Gabriela Lages – Fale sobre as suas participações em concursos e prêmios literários, como, por exemplo, o CEPE de Literatura (2021).

Lindevania Martins – Os concursos e prêmios literários sempre estiveram nos meus horizontes, em um movimento originado menos por busca de prestígio e mais por insegurança, por não ter certeza sobre aquilo que eu escrevia era realmente literatura. Vencer concursos literários ou ser finalista de prêmios vieram como incentivos para minha escrita, me apontaram que minha escrita tinha alguma qualidade estética e divulgaram meu trabalho entre leitores, criticos, outros escritores e profissionais do livro.
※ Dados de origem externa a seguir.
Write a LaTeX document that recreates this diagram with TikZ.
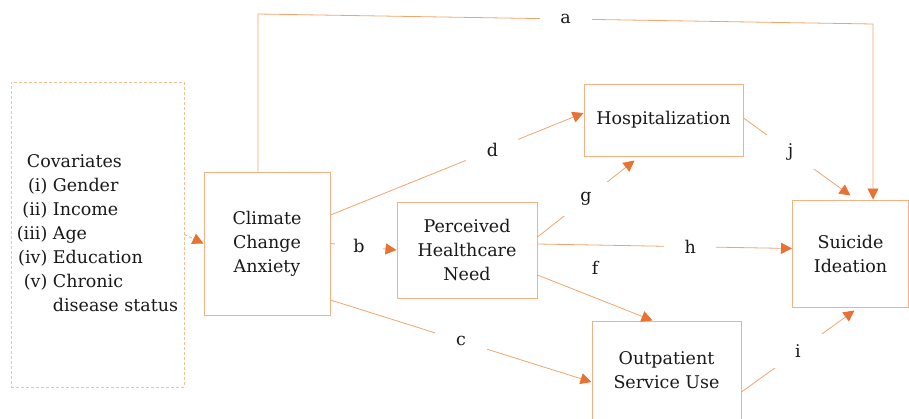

Gabriela Lages – Mais do que escrever, é necessário fazer ecoar nossas vozes. Assim, se destacam projetos feministas tais como o Coletivo Mulherio das Letras. Qual é a importância dos coletivos literários, para você?

Lindevania Martins – Estou no Coletivo Mulherio das Letras desde o início do movimento e estive em todos os encontros presenciais. É um local de fortalecimento para nós, mulheres escritoras. Acho muito interessante quando você usa a expressão “ecoar nossas vozes”. É isso que penso: não basta escrever. É preciso que essa escrita repercuta no mundo, ecoe e produza mudanças.

Gabriela Lages – Como convidada da nossa coluna Uma cartografia da escrita de mulheres, qual mensagem você deixa para a nova geração de escritoras?

Que estejamos juntas e que possamos reexaminar e expandir o que consideramos nossos limites.